Our introduction to what it meant to be a masmid was Mr. Jundef. A small man seated behind a huge Gemara, often with the unforgettable butcher Mr. Basch as his chavrusa, Mr. Jundef did only one thing his entire life: He learned.

Reb Elya. Mr. Matitia. Reb Yisroel Bendet. Mr. Gottesman (Reb Alter Shimon Dovid, for my friends lucky enough to have been born five years before me).

And the women who stood beside them and loved us as much as they did.

There is no one on this earth who has had a greater impact on my life than my bobbie.
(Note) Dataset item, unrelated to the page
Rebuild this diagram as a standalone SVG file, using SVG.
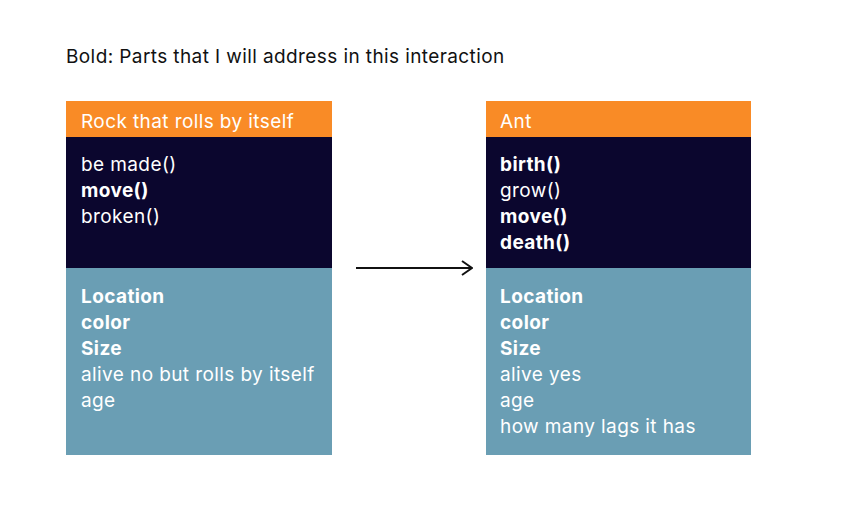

It’s a book that needs one day to be written, a book to which the children of Khal Yereim can add chapters upon chapters — as I in turn can do for theirs.

Almost all of them are gone now. Zichron kulam livrachah.

The candies have long been devoured and their wrappers cast aside, but the sweetness in our mouths will always linger.

Each had his story and his distinct personality. Each carried his own pile of ashes from which he produced seeds and grew cedars. They were all so different from one another and to us they all meant the same thing — pashute Yidden — in the greatest sense of everything that term can encompass.

Nostalgia is a sweet exercise in and of itself, but the blessing of knowing what it really means to be a Yid is what gives these memories weight. We, the children of Khal Yereim, merited people such as these in our lives — people for whom HaKadosh Baruch Hu was real, people who fully grasped that a shul was where He truly made His home.

They taught us the infinite treasure of a Yiddishe kind. They waited for the day we would stand on our own and forge the next links on the golden chain of mesorah they had fought with blood and tears to preserve and extend.

One of the men mentioned here was wont to tease us affectionately with the age-old expression, “Children are meant to be seen and not heard.” It never bothered us the way it did when it came from others. Because we knew.

We knew he understood what it means to a child to be seen.